**Task description:**
Return the material exactly, first line through the line containing "const categories = ['Kotsifali', 'Villana', 'Vidiano'];", and nothing more. Pictures stay out.

— start —

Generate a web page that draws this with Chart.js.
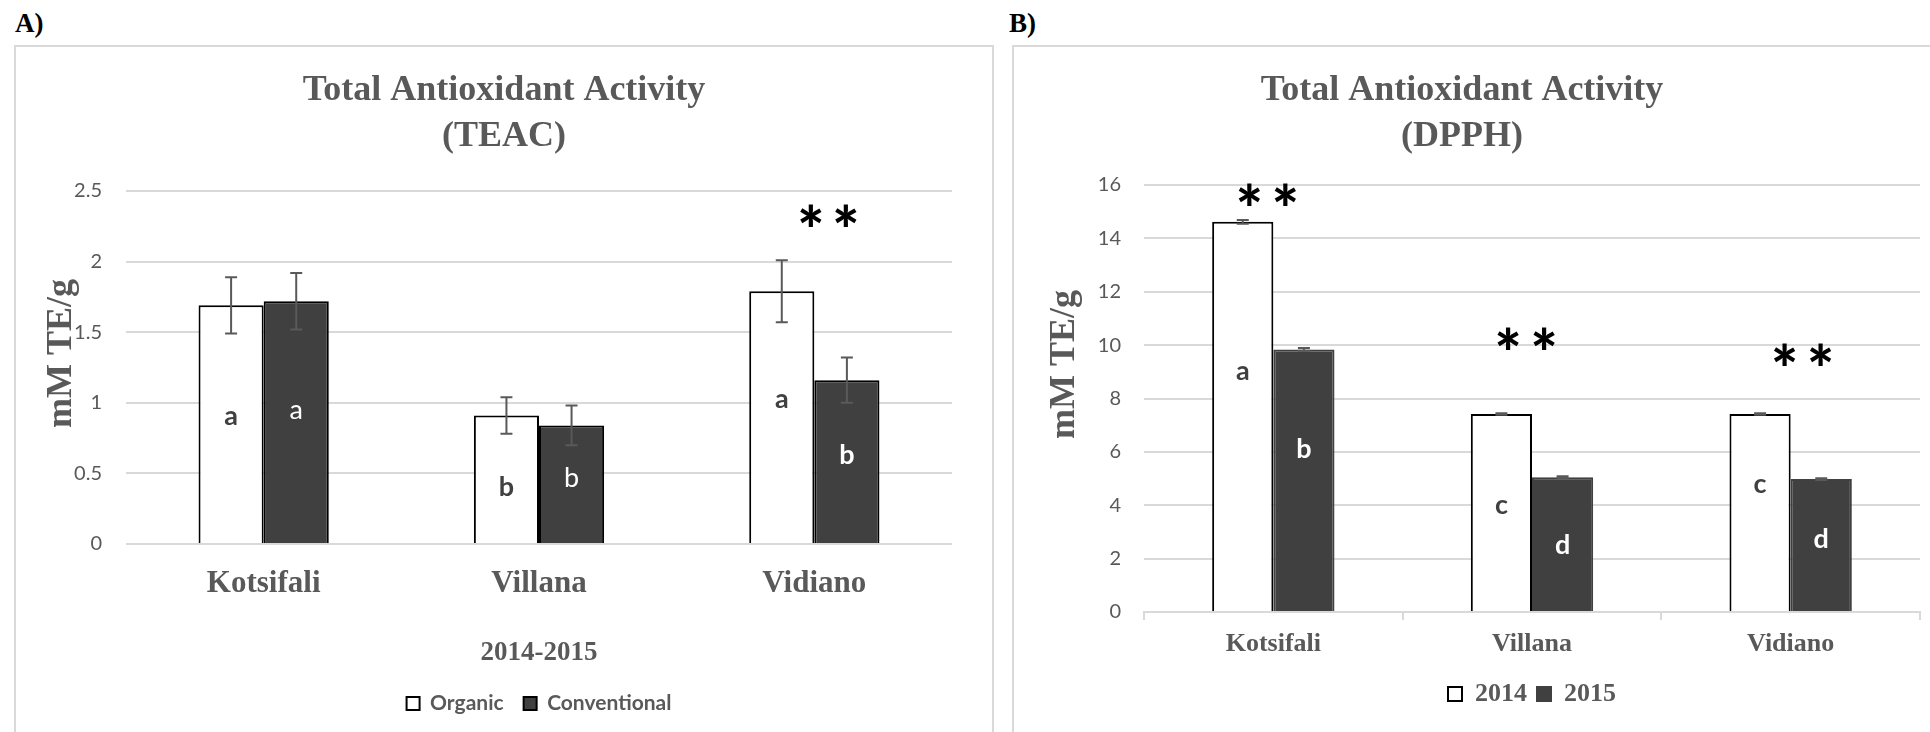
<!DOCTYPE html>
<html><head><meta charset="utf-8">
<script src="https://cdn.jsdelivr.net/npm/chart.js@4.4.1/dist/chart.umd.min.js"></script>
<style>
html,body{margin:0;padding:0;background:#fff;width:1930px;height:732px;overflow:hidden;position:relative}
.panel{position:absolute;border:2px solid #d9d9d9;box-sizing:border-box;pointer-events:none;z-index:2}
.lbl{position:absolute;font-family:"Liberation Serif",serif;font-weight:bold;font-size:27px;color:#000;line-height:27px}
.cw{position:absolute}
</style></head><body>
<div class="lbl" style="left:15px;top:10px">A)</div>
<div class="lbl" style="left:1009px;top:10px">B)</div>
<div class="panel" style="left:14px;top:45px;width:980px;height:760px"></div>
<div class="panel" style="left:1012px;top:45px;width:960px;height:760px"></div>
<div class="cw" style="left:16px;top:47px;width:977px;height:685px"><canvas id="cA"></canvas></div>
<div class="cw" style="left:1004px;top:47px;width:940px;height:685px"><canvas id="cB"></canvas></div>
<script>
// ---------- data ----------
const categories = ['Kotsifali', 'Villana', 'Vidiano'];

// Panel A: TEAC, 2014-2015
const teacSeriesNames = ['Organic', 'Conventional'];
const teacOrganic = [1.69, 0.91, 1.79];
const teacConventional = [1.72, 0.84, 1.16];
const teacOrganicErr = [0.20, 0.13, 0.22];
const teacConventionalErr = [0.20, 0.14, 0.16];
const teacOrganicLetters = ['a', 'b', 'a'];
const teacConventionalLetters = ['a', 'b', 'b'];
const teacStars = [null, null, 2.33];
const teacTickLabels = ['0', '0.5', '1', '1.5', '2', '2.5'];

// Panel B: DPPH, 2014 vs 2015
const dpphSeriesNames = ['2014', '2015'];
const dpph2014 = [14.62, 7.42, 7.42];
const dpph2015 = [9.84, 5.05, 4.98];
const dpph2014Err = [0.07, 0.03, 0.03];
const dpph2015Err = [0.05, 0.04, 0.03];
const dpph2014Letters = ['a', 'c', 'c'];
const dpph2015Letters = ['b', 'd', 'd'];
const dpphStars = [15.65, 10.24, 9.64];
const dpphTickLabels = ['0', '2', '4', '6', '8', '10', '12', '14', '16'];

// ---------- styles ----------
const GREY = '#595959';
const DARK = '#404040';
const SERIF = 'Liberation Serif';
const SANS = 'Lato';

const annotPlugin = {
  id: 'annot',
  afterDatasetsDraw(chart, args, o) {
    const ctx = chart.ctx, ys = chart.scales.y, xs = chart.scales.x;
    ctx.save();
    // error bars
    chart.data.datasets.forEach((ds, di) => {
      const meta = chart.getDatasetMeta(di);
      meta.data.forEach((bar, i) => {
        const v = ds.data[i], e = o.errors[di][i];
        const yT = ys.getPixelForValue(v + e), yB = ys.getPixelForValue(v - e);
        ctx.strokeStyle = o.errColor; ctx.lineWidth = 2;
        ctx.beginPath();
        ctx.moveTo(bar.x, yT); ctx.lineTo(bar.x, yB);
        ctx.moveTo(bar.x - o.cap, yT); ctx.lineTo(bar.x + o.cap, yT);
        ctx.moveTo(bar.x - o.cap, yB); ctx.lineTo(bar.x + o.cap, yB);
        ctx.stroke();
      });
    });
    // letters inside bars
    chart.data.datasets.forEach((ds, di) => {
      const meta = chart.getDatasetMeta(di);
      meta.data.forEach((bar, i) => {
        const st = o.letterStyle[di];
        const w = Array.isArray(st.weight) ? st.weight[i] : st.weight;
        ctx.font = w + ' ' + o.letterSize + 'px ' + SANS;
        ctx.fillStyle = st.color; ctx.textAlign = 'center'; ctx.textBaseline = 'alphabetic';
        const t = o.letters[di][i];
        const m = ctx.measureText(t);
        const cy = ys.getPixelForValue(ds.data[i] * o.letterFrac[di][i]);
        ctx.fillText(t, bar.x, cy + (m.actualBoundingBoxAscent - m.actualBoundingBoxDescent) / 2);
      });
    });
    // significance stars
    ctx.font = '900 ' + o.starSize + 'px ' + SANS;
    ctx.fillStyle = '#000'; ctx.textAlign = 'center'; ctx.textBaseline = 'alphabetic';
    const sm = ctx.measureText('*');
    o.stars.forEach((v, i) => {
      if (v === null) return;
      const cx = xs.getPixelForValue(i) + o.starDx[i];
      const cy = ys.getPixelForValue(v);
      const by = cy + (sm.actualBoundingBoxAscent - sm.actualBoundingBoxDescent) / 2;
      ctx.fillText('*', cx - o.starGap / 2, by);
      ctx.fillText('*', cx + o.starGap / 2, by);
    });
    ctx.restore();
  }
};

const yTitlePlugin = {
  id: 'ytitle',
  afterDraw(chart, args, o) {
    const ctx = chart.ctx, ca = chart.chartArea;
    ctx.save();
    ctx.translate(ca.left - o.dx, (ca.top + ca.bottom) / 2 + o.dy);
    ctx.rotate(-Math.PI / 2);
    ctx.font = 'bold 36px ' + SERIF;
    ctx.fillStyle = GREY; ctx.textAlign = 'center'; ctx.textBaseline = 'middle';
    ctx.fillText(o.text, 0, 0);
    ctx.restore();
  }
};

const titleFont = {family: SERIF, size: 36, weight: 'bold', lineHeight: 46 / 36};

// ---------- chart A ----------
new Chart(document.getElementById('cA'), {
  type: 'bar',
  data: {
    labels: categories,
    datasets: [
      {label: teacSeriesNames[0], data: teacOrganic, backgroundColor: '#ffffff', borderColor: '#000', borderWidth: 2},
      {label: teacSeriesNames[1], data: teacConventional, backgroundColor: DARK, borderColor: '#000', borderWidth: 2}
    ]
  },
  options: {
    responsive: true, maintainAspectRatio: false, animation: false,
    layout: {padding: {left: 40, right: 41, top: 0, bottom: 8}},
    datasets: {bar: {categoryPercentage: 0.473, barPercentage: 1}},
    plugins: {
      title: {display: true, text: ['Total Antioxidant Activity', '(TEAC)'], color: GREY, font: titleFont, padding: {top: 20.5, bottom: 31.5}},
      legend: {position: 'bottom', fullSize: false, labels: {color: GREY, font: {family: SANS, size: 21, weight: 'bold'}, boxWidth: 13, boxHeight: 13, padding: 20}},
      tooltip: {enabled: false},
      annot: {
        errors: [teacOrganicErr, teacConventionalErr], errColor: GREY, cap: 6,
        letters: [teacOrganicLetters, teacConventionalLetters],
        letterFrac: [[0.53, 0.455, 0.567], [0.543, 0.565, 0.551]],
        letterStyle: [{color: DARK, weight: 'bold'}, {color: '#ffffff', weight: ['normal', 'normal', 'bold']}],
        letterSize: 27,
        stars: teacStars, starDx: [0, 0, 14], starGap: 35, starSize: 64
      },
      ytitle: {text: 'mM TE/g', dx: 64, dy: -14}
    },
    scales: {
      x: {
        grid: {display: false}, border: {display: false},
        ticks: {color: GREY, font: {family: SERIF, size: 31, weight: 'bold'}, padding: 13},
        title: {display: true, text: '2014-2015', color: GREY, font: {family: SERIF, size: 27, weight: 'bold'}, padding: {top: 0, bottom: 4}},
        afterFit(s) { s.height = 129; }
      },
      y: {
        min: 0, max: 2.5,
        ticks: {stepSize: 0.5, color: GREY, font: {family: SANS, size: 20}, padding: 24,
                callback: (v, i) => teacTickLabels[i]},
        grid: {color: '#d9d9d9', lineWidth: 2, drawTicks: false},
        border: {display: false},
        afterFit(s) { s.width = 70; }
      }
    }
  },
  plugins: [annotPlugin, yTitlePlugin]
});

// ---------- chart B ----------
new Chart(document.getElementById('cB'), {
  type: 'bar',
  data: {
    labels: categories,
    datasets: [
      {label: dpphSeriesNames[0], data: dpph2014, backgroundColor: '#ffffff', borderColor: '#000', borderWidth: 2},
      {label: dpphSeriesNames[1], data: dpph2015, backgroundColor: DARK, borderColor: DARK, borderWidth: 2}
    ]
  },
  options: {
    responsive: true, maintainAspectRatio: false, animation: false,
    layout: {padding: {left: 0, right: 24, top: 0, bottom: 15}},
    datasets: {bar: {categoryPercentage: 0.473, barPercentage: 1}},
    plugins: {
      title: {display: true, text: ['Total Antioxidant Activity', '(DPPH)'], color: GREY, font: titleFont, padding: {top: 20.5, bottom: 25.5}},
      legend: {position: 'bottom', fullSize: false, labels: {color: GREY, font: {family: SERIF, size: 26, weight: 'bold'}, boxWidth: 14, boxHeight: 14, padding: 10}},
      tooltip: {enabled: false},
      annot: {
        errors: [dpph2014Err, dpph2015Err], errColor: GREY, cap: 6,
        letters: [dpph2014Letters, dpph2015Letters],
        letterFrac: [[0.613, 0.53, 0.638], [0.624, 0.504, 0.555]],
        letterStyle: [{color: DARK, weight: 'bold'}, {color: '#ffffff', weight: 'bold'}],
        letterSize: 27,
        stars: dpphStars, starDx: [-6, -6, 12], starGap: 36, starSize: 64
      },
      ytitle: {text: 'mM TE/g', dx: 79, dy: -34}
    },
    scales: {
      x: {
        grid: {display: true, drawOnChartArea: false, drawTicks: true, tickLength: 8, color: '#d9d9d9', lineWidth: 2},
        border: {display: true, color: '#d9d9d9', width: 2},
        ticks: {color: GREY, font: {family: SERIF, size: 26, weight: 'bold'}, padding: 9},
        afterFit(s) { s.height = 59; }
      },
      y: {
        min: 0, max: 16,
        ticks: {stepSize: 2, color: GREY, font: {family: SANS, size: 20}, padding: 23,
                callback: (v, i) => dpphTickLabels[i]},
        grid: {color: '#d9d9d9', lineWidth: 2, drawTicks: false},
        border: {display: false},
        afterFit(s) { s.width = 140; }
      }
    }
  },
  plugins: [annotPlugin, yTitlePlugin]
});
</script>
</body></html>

— end —

**Answer for this exercise:**
Generate a web page that draws this with Chart.js.
<!DOCTYPE html>
<html><head><meta charset="utf-8">
<script src="https://cdn.jsdelivr.net/npm/chart.js@4.4.1/dist/chart.umd.min.js"></script>
<style>
html,body{margin:0;padding:0;background:#fff;width:1930px;height:732px;overflow:hidden;position:relative}
.panel{position:absolute;border:2px solid #d9d9d9;box-sizing:border-box;pointer-events:none;z-index:2}
.lbl{position:absolute;font-family:"Liberation Serif",serif;font-weight:bold;font-size:27px;color:#000;line-height:27px}
.cw{position:absolute}
</style></head><body>
<div class="lbl" style="left:15px;top:10px">A)</div>
<div class="lbl" style="left:1009px;top:10px">B)</div>
<div class="panel" style="left:14px;top:45px;width:980px;height:760px"></div>
<div class="panel" style="left:1012px;top:45px;width:960px;height:760px"></div>
<div class="cw" style="left:16px;top:47px;width:977px;height:685px"><canvas id="cA"></canvas></div>
<div class="cw" style="left:1004px;top:47px;width:940px;height:685px"><canvas id="cB"></canvas></div>
<script>
// ---------- data ----------
const categories = ['Kotsifali', 'Villana', 'Vidiano'];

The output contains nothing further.